Exercise description: Extract every line that contains the word "this".

Supplied information:

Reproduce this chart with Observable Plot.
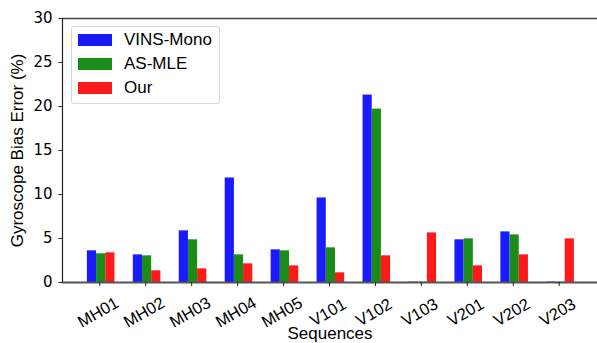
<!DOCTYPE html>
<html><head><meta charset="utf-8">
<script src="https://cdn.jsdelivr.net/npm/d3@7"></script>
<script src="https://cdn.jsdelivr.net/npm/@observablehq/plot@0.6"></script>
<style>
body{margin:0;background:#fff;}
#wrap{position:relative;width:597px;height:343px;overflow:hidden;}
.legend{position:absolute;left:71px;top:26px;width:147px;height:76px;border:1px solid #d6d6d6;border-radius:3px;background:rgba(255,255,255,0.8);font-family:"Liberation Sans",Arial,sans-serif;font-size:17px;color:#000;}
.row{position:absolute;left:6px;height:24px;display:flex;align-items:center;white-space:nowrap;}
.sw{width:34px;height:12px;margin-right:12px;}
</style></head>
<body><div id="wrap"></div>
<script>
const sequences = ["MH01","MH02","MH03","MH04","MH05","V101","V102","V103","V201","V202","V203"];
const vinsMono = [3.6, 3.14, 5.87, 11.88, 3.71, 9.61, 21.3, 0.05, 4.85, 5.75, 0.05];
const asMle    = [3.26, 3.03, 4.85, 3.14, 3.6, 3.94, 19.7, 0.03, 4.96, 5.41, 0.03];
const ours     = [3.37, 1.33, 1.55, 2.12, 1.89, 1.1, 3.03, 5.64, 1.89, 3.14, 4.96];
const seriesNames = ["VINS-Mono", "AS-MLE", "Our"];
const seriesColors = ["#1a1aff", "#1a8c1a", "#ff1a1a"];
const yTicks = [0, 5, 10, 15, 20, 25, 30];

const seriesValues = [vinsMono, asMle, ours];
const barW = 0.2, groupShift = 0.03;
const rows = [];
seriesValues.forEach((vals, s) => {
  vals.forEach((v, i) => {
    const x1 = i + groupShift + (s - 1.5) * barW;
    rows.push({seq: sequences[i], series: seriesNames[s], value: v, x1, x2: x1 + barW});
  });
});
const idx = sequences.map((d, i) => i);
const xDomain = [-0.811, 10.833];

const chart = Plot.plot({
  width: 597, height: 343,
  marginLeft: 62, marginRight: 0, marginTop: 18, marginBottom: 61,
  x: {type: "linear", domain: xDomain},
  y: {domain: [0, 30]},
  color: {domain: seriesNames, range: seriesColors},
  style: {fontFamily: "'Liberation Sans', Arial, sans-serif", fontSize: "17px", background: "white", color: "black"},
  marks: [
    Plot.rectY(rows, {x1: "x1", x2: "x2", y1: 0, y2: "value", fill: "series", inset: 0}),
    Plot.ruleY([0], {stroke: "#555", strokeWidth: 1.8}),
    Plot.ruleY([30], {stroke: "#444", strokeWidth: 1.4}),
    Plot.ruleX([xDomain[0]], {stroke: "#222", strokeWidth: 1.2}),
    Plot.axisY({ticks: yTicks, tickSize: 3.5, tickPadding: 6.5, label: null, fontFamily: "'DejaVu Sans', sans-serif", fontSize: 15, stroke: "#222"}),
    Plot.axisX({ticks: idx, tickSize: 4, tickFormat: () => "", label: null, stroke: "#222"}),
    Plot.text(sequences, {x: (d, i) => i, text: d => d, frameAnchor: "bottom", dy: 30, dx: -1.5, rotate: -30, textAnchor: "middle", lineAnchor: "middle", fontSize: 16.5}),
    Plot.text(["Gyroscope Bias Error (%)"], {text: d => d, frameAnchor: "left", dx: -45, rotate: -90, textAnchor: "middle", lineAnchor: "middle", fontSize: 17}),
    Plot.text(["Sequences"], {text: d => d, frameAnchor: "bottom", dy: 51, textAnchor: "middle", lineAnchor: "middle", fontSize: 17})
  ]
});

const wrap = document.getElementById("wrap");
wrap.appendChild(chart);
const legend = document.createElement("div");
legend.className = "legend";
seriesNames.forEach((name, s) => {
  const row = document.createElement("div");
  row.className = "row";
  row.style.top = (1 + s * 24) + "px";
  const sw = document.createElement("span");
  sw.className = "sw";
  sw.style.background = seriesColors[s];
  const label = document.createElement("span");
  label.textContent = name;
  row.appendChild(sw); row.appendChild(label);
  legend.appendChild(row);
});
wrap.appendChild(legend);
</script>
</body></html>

* * *

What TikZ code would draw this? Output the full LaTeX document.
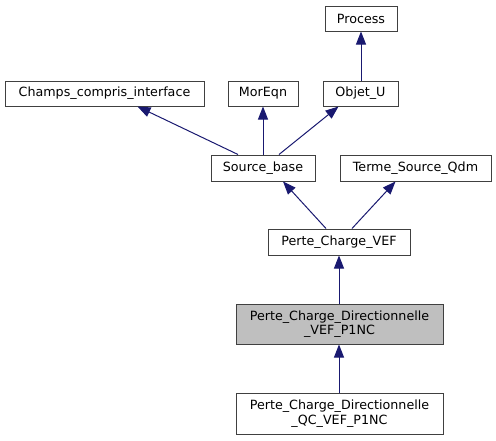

Exercise solution:
Reproduce this chart with Observable Plot.
What TikZ code would draw this? Output the full LaTeX document.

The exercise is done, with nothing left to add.